On behalf of Arcus Development Group Inc.

“Ian J. Talbot”

Ian J. Talbot, President and CEO

 

For additional information contact:

 

Ian J. Talbot, President and CEO

Arcus Development Group Inc.

e-mail:             ijtalbot@shaw.ca

Telephone:         778.893.9325

Website:         www.arcusdevelopmentgroup.com

 

Neither the TSX Venture Exchange nor its Regulation Services Provider (as that term is defined in the policies of the TSX Venture Exchange) accepts responsibility for the adequacy or accuracy of this release.

 

Certain information contained herein constitutes “forward-looking information” under Canadian securities legislation. Forward-looking information includes, but is not limited to, statements with respect to the use of proceeds of the private placements. Generally, forward-looking information can be identified by the use of forward-looking terminology such as “will” or variations of such words and phrases or statements that certain actions, events or results “will” occur. Forward-looking statements are based on the opinions and estimates of management as of the date such statements are made, and they are subject to known and unknown risks, uncertainties and other factors that may cause the actual results to be materially different from those expressed or implied by such forward-looking statements or forward-looking information.

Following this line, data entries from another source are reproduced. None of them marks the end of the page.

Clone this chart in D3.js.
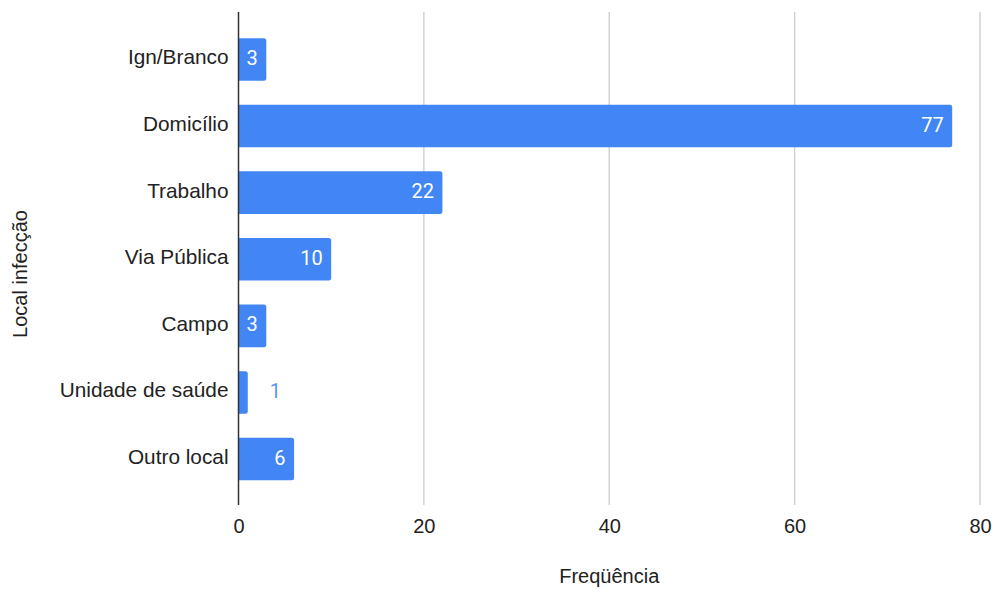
<!DOCTYPE html>
<html>
<head>
<meta charset="utf-8">
<script src="https://cdn.jsdelivr.net/npm/d3@7"></script>
<style>
  html, body { margin: 0; padding: 0; background: #fff; }
  svg { display: block; font-family: "Liberation Sans", Arial, sans-serif; }
</style>
</head>
<body>
<svg id="chart" width="995" height="589"></svg>
<script>
// Local de infecção e frequência de casos
const categories = ["Ign/Branco", "Domicílio", "Trabalho", "Via Pública", "Campo", "Unidade de saúde", "Outro local"];
const values = [3, 77, 22, 10, 3, 1, 6];
const xTicks = [0, 20, 40, 60, 80];
const xTitle = "Freqüência";
const yTitle = "Local infecção";

(function () {
  const svg = d3.select("#chart");
  const barColor = "#4285f4";
  const textColor = "#222";
  const labelFont = "'Liberation Sans', Arial, sans-serif";
  const valueFont = "Roboto, 'Liberation Sans', Arial, sans-serif";
  const plotLeft = 238.5, plotRight = 980, plotTop = 12, plotBottom = 505;

  const x = d3.scaleLinear().domain([0, 80]).range([plotLeft, plotRight]);
  const y = d3.scaleBand().domain(categories).range([plotTop + 1.5, plotBottom]).paddingInner(0.36).paddingOuter(0.37);

  // vertical gridlines
  svg.append("g").selectAll("line").data(xTicks.filter(d => d > 0)).join("line")
    .attr("x1", d => x(d)).attr("x2", d => x(d))
    .attr("y1", plotTop).attr("y2", plotBottom)
    .attr("stroke", "#cccccc").attr("stroke-width", 1.3);

  // x tick labels
  const xAxis = d3.axisBottom(x).tickValues(xTicks).tickSize(0).tickPadding(0);
  const gx = svg.append("g").attr("transform", `translate(0,${plotBottom})`).call(xAxis);
  gx.select(".domain").remove();
  gx.selectAll("text").attr("dy", null).attr("y", 27.7)
    .attr("font-size", 20).attr("fill", textColor).attr("font-family", labelFont);

  // bars with a lightly rounded right end
  const r = 2.5;
  svg.append("g").selectAll("path").data(categories).join("path")
    .attr("fill", barColor)
    .attr("d", (c, i) => {
      const x0 = x(0), x1 = x(values[i]), y0 = y(c), h = y.bandwidth();
      const rr = Math.min(r, (x1 - x0) / 2);
      return `M${x0},${y0}H${x1 - rr}Q${x1},${y0} ${x1},${y0 + rr}V${y0 + h - rr}Q${x1},${y0 + h} ${x1 - rr},${y0 + h}H${x0}Z`;
    });

  // value labels: inside (white) when they fit, outside (blue) otherwise
  svg.append("g").selectAll("text").data(categories).join("text")
    .each(function (c, i) {
      const v = values[i];
      const w = x(v) - x(0);
      const t = d3.select(this)
        .attr("y", y(c) + y.bandwidth() / 2 + 5.6)
        .attr("font-size", 20)
        .attr("font-family", valueFont)
        .text(v);
      if (w > 20) {
        t.attr("x", x(v) - 8.5).attr("text-anchor", "end").attr("fill", "#fff");
      } else {
        t.attr("x", x(v) + 22).attr("text-anchor", "start").attr("fill", "#5b93f5");
      }
    });

  // y axis line and category labels
  const yAxis = d3.axisLeft(y).tickSize(0).tickPadding(10);
  const gy = svg.append("g").attr("transform", `translate(${plotLeft},0)`).call(yAxis);
  gy.select(".domain").attr("stroke", "#333").attr("stroke-width", 1.5).attr("d", `M0,${plotTop}V${plotBottom}`);
  gy.selectAll("text").attr("dy", "0.24em")
    .attr("font-size", 20.8).attr("fill", textColor).attr("font-family", labelFont);

  // axis titles
  svg.append("text")
    .attr("x", (plotLeft + plotRight) / 2).attr("y", 583)
    .attr("text-anchor", "middle").attr("font-size", 20).attr("fill", textColor)
    .text(xTitle);
  svg.append("text")
    .attr("transform", `translate(26.5,274) rotate(-90)`)
    .attr("text-anchor", "middle").attr("font-size", 20).attr("fill", textColor)
    .text(yTitle);
})();
</script>
</body>
</html>
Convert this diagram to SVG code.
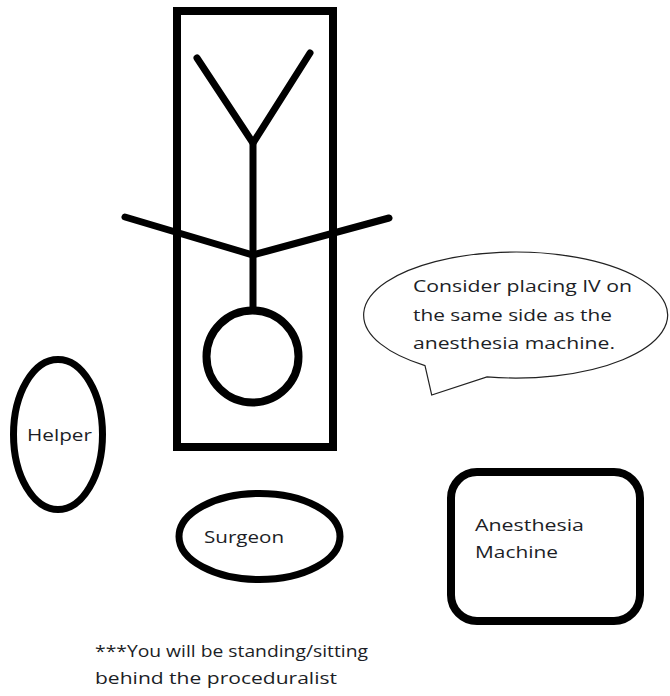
<svg xmlns="http://www.w3.org/2000/svg" width="670" height="696" viewBox="0 0 670 696">
  <style>
    .thick { fill: none; stroke: #000; stroke-width: 8; }
    .limb { fill: none; stroke: #000; stroke-width: 7; stroke-linecap: round; stroke-linejoin: miter; }
    .label { font-family: "Open Sans", "Noto Sans", "Liberation Sans", sans-serif; font-size: 17px; fill: #1c1e26; }
    .bubble { fill: #fff; stroke: #222; stroke-width: 1.2; stroke-linejoin: miter; }
  </style>
  <rect width="670" height="696" fill="#fff"/>

  <!-- operating table with patient figure -->
  <g id="table">
    <rect class="thick" x="177" y="11" width="156" height="436"/>
  </g>
  <g id="patient">
    <polyline class="limb" points="197,58 253,143 310,53"/>
    <line class="limb" x1="253" y1="143" x2="253" y2="310"/>
    <polyline class="limb" points="125,217 253,255 389,218"/>
    <circle class="thick" cx="252.5" cy="356.5" r="46"/>
  </g>

  <!-- staff positions -->
  <g id="helper">
    <ellipse cx="58" cy="434.5" rx="44.5" ry="75" fill="none" stroke="#000" stroke-width="7"/>
    <text class="label" x="27" y="441" textLength="65" lengthAdjust="spacingAndGlyphs">Helper</text>
  </g>
  <g id="surgeon">
    <ellipse cx="259.5" cy="536.5" rx="80.5" ry="43" fill="none" stroke="#000" stroke-width="7"/>
    <text class="label" x="204" y="543" textLength="80" lengthAdjust="spacingAndGlyphs">Surgeon</text>
  </g>
  <g id="anesthesia-machine">
    <rect class="thick" x="451" y="472" width="189" height="149" rx="26" ry="26"/>
    <text class="label" x="475" y="531" textLength="109" lengthAdjust="spacingAndGlyphs">Anesthesia</text>
    <text class="label" x="475" y="558" textLength="83" lengthAdjust="spacingAndGlyphs">Machine</text>
  </g>

  <!-- speech bubble note -->
  <g id="note">
    <path class="bubble" d="M425,365.6 L431.7,395 L487,376.9 A152,63 0 1 0 425,365.6 Z"/>
    <text class="label" x="413" y="292" textLength="219" lengthAdjust="spacingAndGlyphs">Consider placing IV on</text>
    <text class="label" x="413" y="320.5" textLength="199" lengthAdjust="spacingAndGlyphs">the same side as the</text>
    <text class="label" x="413" y="349" textLength="202" lengthAdjust="spacingAndGlyphs">anesthesia machine.</text>
  </g>

  <!-- footnote -->
  <g id="footnote">
    <text class="label" x="95" y="657" textLength="273" lengthAdjust="spacingAndGlyphs">***You will be standing/sitting</text>
    <text class="label" x="95" y="684" textLength="242" lengthAdjust="spacingAndGlyphs">behind the proceduralist</text>
  </g>
</svg>
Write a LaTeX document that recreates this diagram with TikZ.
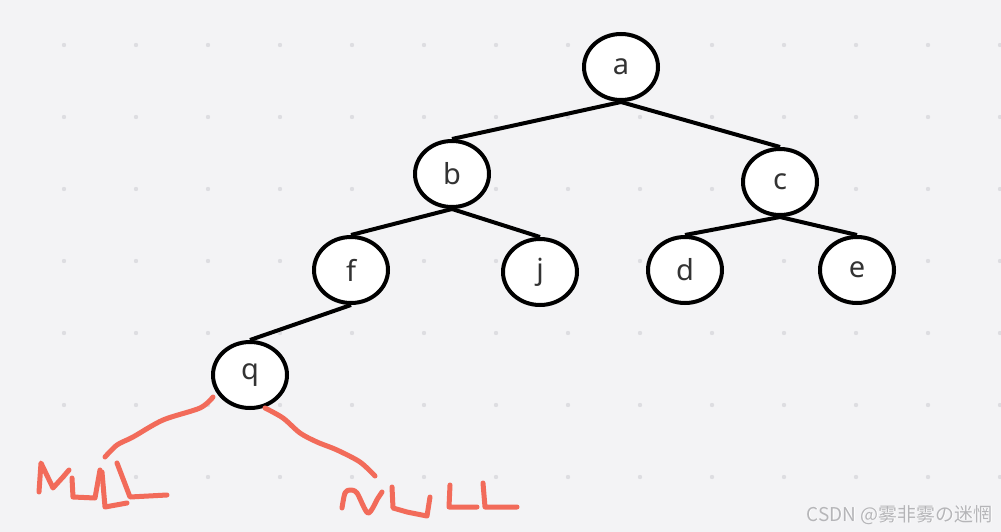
\documentclass[tikz,border=0pt]{standalone}
\usepackage{fontspec}
\setmainfont{Noto Sans}
\newfontfamily\cjkfont{Noto Sans CJK SC}
\usetikzlibrary{shapes.geometric}
\definecolor{bgc}{HTML}{F3F3F5}
\definecolor{dotc}{HTML}{DDDDE1}
\definecolor{txtc}{HTML}{333333}
\definecolor{redc}{HTML}{F26B5A}
\definecolor{wmc}{HTML}{B5B5B8}
\tikzset{
  tnode/.style={ellipse, draw=black, fill=white, line width=4pt,
    minimum width=74pt, minimum height=66pt, inner sep=0pt,
    text=txtc, font=\fontsize{29}{29}\selectfont},
  tedge/.style={line width=4pt, black},
  redline/.style={redc, line width=5pt, line cap=round, line join=round}
}
\begin{document}
\begin{tikzpicture}[x=1pt,y=-1pt]
\fill[bgc] (0,0) rectangle (1001,532);
\useasboundingbox (0,0) rectangle (1001,532);
\foreach \i in {0,...,13}{
  \foreach \j in {0,...,6}{
    \fill[dotc] (64+72*\i,45+72*\j) circle (2.2pt);
  }
}
\node[tnode] (a) at (621,67) {a};
\node[tnode] (b) at (452,174) {b};
\node[tnode] (c) at (780,182) {c};
\node[tnode] (f) at (351,270) {f};
\node[tnode] (j) at (540,272) {j};
\node[tnode] (d) at (685,270) {d};
\node[tnode] (e) at (857,270) {e};
\node[tnode] (q) at (250,375) {q};
\draw[tedge] (a.south) -- (b.north);
\draw[tedge] (a.south) -- (c.north);
\draw[tedge] (b.south) -- (f.north);
\draw[tedge] (b.south) -- (j.north);
\draw[tedge] (c.south) -- (d.north);
\draw[tedge] (c.south) -- (e.north);
\draw[tedge] (f.south) -- (q.north);
% red hand-drawn strokes
\draw[redline] plot[smooth] coordinates {(213,397) (200,408) (163,420) (133,437) (117,445) (105,457)};
\draw[redline] plot[smooth] coordinates {(265,408) (283,418) (300,433) (317,442) (337,450) (360,462) (375,476)};
% MULL
\draw[redline] (39,492) -- (41,463) -- (53,488) -- (63,477) -- (69,470);
\draw[redline] (72,478) -- (73,497) -- (95,498) -- (100,470);
\draw[redline] (102,472) -- (105,507) -- (127,503);
\draw[redline] (117,463) -- (130,497) -- (167,495);
% NULL
\draw[redline] plot[smooth] coordinates {(342,508) (345,493) (350,490) (357,493) (368,513) (378,498) (382,492)};
\draw[redline] (392,487) -- (393,508) -- (407,512) -- (427,516) -- (430,497);
\draw[redline] (450,485) -- (449,507) -- (477,507);
\draw[redline] (483,483) -- (485,507) -- (517,507);
% watermark
\node[text=white, font=\cjkfont\fontsize{19}{19}\selectfont, anchor=east] (wms) at (996.6,515.6) {CSDN @雾非雾の迷惘};
\node[text=wmc, font=\cjkfont\fontsize{19}{19}\selectfont, anchor=east] (wm) at (996,515) {CSDN @雾非雾の迷惘};
\end{tikzpicture}
\end{document}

Although management of the Company have attempted to identify important factors that could cause actual results to differ materially from those contained in forward-looking statements or forward-looking information, there may be other factors that cause results not to be as anticipated, estimated or intended. There can be no assurance that such statements will prove to be accurate, as actual results and future events could differ materially from those anticipated in such statements. Accordingly, readers should not place undue reliance on forward-looking statements and forward-looking information. The Company will not update any forward-looking statements or forward-looking information that are incorporated by reference herein, except as required by applicable securities laws.